Teachers volunteer their time in order to assist the players with their work. By providing my players with a study hall this gives them a quiet place to get their work done. This is what I needed as a student that Mr. M provided for me. I am passing along Mr. M’s message that academics are just as important as basketball. This is how Mr. M was an important aspect in my education. It was through basketball I came to know one of my good friends Anthony. Still today we play on intramural basketball teams and recently we were groomsman in each other’s wedding. I grew up primarily around Latinos and African Americans.

It wasn’t until I joined the basketball team that I befriended the white race. “Despite the social tensions students in these inter-district programs do sometimes encounter – and despite those famous “separate tables” in the cafeterias to which black students often gravitate, and in regard to which an awful lot of lamentation is devoted to the press – many of the white and nonwhite students get to know each other far too well not to be drawn to one another, finally, as friends. ” (Kozol, pg. 234) Anthony comes from what I thought at the time a perfect family.

He comes from a high middle class family. He has an older sister and two younger brothers. His mom, dad, and siblings were at every game supporting him. This was something I longed to have, supportive parents. I started hanging out with Anthony outside of school. His parents would often bring me home or invite me to come over for dinner. This was the first time I saw a real functioning family. His family would eat around the dinner table and at first this was uncomfortable for me. But I grew to look forward to eating over at his house because of the sense of family.

Anthony’s parents would ask us how our days at school were and we would discuss practice or a game. These were not usual topics of conversation for me at my house. When I walked into my house at the end of a school day my dad usually had a job for me to do and then I would grab dinner and eat it in front of the television. Spending time with Anthony and his family opened the door to a new world. It allowed me the opportunity to become an honorary guest in a fully functional family. Through them I learned the importance of spending time with others and participating in meaningful conversations.

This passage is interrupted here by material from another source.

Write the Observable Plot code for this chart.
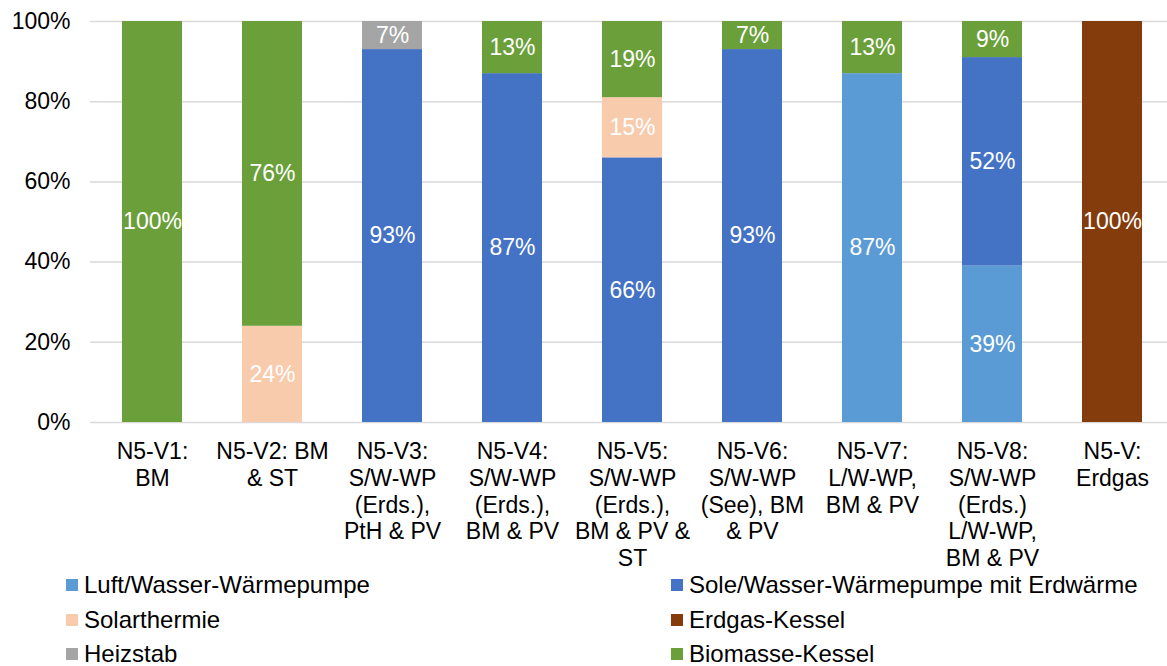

As an adult I look forward to having children of my own to converse with at the dinner table and support them at their school events. These three people had an impact on my education and have really helped me become successful. Success is measured differently for everyone. But I truly believe from my upbringing to now I have done what no one else in my family has done. So anything I achieve from here forward is an added bonus on my road in life. I have provided new standards for my family where graduating high school and going on to college is not an option it is a necessity.